The Commonwealth Treasury has released an Exposure Draft of the Treasury Laws Amendment (2017 Measures No. 9) Bill which proposes a new goods and services tax (GST) withholding regime for new residential premises or new subdivisions of potential residential land as announced in the 2017-2018 Federal Budget.
The new GST regime forms part of a suite reforms introduced by the Government which aim to improve the integrity of the GST system with respect to property transactions, in particular by addressing tax avoidance phoenixing arrangements, where property developers collect GST from purchasers but dissolve their company to avoid paying it to the ATO.
Under the proposed new regime, which will apply to contracts entered into after 1 July 2018, purchasers of new residential premises or new subdivisions of potential residential land (which are taxable supplies) are required to withhold and remit GST directly to the Australian Taxation Office (ATO) as part of settlement.
The proposed regime will not apply to contracts entered into before 1 July 2018 provided the contract settles by 1 July 2020. If the contract settles on or after 1 July 2020, the new regime will apply regardless of the contract date.

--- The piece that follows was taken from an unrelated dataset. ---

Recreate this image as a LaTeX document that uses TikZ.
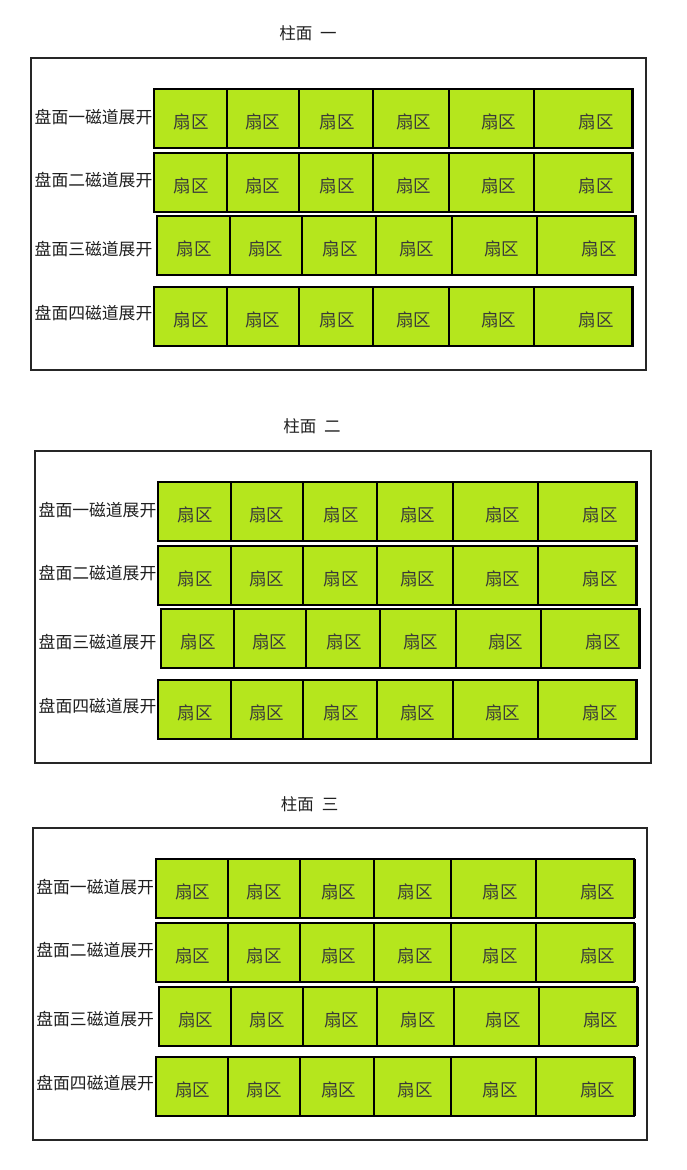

If passed in its current form, all purchasers (subject to limited exceptions) of new residential premises or new subdivisions of potential residential land must withhold 1/11th of the adjusted purchase price as GST and remit it directly to the ATO on or before settlement. Purchasers must notify the ATO if they have a withholding obligation and notify the ATO again when payment has been made. Where the purchase price is paid by instalments, the obligation to withhold and remit to the full amount of GST to ATO is triggered by the first instalment payment (other than the deposit). Purchasers who fail to remit the GST to the ATO may be liable for a penalty.
The draft bill requires Vendor’s to give written notice of certain matters, including the obligation to withhold GST, the amount and other vendor details, to the purchaser no later than 14 days before settlement. A vendor’s obligation to give notice applies to all taxable supplies of residential premises or subdivisions, not just new premises and subdivisions. A failure to provide the required notice is an offence of strict liability which attracts a penalty of up to $21,000. An administrative penalty of up to $21,000 may also be imposed.
To alleviate some of the cash flow implications for vendors those that account for GST quarterly will be able apply for a refund where the margin scheme applied to the sale or where the GST payment was made in error. In its current form, the bill does not extend this refund mechanism to vendors who account monthly.
Public consultation on the draft bill closed on 20 November 2017. At the time of writing the bill is yet to be introduced to Federal Parliament.